When the 22-year-old Javier Zanetti joined FC Internazionale Milano in 1995 from CA Banfield not many people could have predicted just what the Argentinian right-back would come to mean to the famous Italian club. Many great footballers have worn the Nerazzurri shirt in the 12 seasons since but after thousands of runs on the right flank and more than 500 games, Zanetti is still 'la bandiera' - the symbol - of the Inter side. The club captain is on the verge of reaching another prestigious landmark when Inter take on Sporting Clube de Portugal on Wednesday, as he currently stands on 99 European appearances for the Milan side.
"Inter means a lot to me," Zanetti, now 33, told uefa.com. "It was the first team to open the doors of European football. I was very young when I came here and I think not many teams could have had so much faith and patience with a boy in his early 20s from the very first day like Inter did with me. I will always be grateful for that. For some reason
I have always felt at home here at Inter and this is why I have never thought of leaving.
Zanetti's longevity at Inter is even more remarkable given the club's reputation in the transfer market. Seeing so many players come and go down the years can only have added to a sense of achievement. "Looking back at the years I have spent at Inter I feel very proud," Zanetti continued. "Playing for so long for a club with such a big tradition, so prestigious and known all over the world is a good reason for being proud, I think." His greatest memory of all? "The UEFA Cup final in 1998 in Paris. We won the trophy and I also scored a great goal. I will never forget that night."
Goal wait ends
Goals are not Zanetti's speciality, so when he does score it is something to remember. When he opened the scoring in the 2-0 defeat of Ascoli Calcio 1898 earlier this month, it was his first goal in four years. "I had been waiting for long time for a goal and finally I scored in a game that was not very easy for us as we were struggling to break the deadlock," he said. "I was very happy because I have gone close to scoring so many times in recent years."

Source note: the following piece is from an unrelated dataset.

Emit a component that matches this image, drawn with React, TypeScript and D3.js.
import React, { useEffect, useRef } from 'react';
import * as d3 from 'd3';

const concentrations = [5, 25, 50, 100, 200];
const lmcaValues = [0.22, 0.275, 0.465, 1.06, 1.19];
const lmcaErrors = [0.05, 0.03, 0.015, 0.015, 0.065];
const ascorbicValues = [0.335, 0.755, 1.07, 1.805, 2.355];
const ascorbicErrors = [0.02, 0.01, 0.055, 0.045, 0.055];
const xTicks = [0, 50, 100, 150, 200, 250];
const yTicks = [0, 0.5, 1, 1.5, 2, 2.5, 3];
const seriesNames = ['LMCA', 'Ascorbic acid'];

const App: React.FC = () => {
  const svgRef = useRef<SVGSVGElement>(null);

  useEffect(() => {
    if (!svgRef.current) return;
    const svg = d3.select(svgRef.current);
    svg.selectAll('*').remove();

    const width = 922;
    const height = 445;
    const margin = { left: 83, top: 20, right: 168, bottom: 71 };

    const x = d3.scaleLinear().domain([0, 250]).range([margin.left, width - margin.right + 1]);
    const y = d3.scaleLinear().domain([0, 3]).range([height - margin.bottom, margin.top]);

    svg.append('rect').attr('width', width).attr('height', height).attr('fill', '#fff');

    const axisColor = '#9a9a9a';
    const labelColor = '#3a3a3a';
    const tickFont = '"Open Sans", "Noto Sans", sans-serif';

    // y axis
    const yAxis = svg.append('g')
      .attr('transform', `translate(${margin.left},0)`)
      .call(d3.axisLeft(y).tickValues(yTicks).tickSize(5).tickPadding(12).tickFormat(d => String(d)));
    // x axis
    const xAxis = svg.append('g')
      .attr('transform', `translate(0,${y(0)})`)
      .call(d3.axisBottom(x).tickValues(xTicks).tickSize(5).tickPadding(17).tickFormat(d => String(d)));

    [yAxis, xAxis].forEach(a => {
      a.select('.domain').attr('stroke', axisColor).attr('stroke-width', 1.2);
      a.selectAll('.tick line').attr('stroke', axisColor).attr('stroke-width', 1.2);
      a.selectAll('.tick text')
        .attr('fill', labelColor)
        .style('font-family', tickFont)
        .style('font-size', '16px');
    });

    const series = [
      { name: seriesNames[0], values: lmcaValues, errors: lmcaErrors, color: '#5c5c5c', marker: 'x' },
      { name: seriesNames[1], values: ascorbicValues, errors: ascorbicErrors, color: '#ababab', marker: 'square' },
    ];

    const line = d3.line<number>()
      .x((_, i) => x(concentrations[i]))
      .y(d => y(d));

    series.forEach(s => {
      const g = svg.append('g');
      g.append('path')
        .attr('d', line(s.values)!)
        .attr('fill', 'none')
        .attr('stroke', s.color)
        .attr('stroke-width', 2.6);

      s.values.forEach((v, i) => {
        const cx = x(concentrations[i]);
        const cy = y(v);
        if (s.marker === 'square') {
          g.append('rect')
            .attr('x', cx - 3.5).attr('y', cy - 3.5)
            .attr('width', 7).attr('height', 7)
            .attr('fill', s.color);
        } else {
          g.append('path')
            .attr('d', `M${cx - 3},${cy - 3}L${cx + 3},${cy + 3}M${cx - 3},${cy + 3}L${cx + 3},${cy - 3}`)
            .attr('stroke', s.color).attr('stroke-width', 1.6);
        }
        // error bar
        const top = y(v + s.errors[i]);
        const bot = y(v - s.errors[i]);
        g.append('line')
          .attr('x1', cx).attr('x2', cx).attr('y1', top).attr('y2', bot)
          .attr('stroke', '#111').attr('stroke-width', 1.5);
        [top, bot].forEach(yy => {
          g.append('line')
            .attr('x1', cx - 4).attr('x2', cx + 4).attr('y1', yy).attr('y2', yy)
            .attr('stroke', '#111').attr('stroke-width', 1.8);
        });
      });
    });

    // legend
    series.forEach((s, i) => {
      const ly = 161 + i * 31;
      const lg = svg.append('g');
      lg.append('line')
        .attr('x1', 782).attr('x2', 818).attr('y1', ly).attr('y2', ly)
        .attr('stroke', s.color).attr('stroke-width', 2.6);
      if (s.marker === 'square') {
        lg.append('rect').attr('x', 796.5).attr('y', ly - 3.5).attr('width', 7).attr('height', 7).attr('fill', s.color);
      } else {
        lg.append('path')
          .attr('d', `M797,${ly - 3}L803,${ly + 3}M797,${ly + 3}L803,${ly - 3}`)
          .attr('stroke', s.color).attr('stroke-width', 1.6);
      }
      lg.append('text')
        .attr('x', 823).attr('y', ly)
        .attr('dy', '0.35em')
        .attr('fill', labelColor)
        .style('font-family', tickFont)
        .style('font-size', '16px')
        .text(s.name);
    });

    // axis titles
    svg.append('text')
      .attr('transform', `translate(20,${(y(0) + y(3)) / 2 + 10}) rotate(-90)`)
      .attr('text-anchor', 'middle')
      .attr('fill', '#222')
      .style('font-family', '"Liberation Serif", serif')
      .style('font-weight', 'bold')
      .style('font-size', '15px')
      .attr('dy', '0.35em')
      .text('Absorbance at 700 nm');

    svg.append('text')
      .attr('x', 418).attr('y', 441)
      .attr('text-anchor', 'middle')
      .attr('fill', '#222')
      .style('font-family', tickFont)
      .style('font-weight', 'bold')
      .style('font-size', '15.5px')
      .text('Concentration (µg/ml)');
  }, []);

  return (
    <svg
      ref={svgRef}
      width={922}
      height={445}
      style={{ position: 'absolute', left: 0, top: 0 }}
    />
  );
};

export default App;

A bit like Inter and the Scudetto in Zanetti's spell, a wait that ended with Juventus's disqualification last summer. Things are going well for the Nerazzurri. They are level on points with US Città di Palermo at the top of Serie A and a victory against Sporting at the Giuseppe Meazza would mean qualification for the UEFA Champions League knockout stage despite a poor start in the competition with two defeats in the first two Group B games. The Nerazzurri have won their last six games in all competitions, a record under Roberto Mancini.
"It's a great time for us and we are obviously very happy but we also know that we have to continue like this for a long time because we haven't achieved anything yet," Zanetti explained. "We are a very good side, with several different options in every positions and extremely strong in every sector of the pitch. I think this is the main strength of our team this season even if I cannot say if this is the best Inter side I have played for, because we have had other strong teams in the past."
Mancini has often used Zanetti further forward this season and he is enjoying the change. "I played in midfield several times in the past, especially with the Argentinian national team, and I knew I could cover that role," Zanetti said. "If the coach needs me in midfield, I don't have any problem playing there." Maintaining such a high level of performance for a decade makes his versatility even more impressive. "I always try to give my best and be useful to the team. And I take training very seriously every day. For me, however, it's a big advantage to play at a club like Inter. I have always felt the trust of everyone here and under those circumstances everything becomes much easier."
Giacinto Facchetti played a major part in eliciting such strong loyalty to the club and the former captain and president has been sorely missed since he passed away in September. Inter have not won the European Champion Clubs' Cup since Facchetti lifted the trophy in 1965. Should they succeed this season there is no doubt who the triumph would be dedicated to. "Winning trophies this year would be special especially to honour the memory of Giacinto and for his family," Zanetti said. "The whole club deserve to win trophies because everyone has been waiting for a long time, working always with great professionalism and never using excuses when we failed to achieve the results we wanted to achieve." Zanetti's performances ensure he rarely needs excuses.